■ Directions
Copy each line that has the string "matplotlib" somewhere in it.

********************

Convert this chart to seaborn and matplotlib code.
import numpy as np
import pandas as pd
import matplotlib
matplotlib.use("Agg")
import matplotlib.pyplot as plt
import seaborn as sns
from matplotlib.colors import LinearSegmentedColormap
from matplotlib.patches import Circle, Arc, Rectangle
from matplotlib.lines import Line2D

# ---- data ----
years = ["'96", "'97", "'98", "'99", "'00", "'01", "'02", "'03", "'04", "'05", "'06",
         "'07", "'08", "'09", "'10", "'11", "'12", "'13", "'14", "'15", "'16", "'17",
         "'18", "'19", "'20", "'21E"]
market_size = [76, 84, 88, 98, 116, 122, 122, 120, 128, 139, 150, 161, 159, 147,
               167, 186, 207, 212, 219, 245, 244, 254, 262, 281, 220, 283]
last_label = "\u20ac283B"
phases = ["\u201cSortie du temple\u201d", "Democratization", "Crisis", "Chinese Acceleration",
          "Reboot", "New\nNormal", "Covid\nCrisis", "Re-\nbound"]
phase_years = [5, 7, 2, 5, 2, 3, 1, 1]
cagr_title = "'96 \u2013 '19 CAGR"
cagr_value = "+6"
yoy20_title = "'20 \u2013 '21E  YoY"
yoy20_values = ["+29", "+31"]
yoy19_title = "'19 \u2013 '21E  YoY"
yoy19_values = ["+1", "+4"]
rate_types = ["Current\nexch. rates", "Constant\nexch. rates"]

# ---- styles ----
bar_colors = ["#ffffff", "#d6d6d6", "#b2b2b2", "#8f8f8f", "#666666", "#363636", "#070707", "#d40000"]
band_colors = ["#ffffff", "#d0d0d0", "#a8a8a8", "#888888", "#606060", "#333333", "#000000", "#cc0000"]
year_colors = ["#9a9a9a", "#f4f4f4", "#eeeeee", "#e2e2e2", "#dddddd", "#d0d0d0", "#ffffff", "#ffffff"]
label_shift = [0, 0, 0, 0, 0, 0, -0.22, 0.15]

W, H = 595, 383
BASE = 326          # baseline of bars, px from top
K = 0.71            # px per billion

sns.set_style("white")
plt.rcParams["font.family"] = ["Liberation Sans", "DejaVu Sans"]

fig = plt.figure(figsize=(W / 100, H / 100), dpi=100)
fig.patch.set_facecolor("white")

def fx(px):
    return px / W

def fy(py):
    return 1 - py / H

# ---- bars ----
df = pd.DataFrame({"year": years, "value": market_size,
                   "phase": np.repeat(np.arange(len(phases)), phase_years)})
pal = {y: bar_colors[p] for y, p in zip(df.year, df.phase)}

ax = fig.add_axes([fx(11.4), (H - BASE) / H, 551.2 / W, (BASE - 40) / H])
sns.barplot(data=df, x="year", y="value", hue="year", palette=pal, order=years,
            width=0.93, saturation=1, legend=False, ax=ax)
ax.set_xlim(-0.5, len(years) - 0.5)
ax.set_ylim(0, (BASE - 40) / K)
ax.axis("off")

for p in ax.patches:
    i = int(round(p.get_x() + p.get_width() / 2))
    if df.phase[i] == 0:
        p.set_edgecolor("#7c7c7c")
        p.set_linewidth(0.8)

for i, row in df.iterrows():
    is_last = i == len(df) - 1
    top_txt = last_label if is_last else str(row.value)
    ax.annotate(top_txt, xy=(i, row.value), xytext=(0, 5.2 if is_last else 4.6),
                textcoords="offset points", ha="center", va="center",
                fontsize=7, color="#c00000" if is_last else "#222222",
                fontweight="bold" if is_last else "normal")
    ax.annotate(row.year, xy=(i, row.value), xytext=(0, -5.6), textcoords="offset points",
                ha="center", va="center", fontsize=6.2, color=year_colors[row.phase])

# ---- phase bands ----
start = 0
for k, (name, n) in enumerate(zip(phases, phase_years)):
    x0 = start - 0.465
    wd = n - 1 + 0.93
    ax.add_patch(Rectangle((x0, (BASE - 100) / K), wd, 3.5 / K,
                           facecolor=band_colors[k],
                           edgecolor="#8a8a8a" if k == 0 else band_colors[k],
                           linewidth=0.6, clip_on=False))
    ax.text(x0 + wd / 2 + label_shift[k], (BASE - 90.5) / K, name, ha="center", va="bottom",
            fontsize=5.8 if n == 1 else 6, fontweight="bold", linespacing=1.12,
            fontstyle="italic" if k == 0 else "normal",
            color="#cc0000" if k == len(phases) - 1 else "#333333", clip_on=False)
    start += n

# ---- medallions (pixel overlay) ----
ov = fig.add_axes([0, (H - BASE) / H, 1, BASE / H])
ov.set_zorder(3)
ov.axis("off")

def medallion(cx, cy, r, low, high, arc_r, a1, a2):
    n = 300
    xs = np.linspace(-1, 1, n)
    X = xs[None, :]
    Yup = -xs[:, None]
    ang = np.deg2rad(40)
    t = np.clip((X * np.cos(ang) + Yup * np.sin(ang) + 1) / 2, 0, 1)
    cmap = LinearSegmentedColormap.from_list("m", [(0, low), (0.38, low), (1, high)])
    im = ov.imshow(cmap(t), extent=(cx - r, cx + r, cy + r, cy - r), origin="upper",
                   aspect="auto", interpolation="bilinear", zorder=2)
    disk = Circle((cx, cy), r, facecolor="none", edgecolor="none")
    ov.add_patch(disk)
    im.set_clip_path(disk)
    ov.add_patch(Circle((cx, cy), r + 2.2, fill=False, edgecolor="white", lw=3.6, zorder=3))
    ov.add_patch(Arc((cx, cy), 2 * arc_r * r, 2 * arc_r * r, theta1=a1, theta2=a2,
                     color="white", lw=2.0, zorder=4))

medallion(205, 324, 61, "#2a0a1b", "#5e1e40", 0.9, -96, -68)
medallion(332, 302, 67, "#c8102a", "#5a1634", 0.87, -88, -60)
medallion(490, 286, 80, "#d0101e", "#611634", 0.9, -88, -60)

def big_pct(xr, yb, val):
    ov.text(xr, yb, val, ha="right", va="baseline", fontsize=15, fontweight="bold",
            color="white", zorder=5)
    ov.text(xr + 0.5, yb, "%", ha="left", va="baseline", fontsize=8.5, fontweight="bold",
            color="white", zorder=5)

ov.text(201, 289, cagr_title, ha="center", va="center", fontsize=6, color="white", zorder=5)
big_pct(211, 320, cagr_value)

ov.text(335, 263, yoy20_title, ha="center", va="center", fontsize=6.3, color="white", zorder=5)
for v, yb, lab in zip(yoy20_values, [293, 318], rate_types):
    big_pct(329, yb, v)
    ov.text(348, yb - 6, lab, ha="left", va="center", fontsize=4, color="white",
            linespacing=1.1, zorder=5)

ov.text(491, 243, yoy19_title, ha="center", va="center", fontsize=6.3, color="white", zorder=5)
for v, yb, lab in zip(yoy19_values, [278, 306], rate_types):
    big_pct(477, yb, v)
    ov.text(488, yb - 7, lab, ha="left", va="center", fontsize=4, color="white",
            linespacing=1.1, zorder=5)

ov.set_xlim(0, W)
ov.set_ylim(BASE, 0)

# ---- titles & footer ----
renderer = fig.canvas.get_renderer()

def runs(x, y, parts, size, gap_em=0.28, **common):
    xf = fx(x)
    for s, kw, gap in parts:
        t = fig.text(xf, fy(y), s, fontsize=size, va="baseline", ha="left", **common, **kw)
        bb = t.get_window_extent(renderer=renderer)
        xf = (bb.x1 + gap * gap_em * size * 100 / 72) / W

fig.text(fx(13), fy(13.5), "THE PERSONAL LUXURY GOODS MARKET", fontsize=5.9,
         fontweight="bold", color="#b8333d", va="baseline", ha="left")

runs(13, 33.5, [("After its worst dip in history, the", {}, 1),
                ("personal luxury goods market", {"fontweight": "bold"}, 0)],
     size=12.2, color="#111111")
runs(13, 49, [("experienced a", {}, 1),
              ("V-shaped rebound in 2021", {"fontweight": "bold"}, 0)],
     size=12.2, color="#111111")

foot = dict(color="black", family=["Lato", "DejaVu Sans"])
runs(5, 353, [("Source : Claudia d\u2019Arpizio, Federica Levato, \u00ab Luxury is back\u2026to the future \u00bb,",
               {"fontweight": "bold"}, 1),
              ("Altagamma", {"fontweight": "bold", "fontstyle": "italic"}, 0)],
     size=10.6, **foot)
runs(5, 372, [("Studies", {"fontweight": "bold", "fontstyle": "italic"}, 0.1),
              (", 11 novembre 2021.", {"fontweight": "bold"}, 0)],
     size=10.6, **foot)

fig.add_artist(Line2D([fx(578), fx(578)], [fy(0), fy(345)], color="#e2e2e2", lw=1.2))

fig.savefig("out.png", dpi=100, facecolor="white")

********************

■ Answer to this exercise
Convert this chart to seaborn and matplotlib code.
import matplotlib
matplotlib.use("Agg")
import matplotlib.pyplot as plt
from matplotlib.colors import LinearSegmentedColormap
from matplotlib.patches import Circle, Arc, Rectangle
from matplotlib.lines import Line2D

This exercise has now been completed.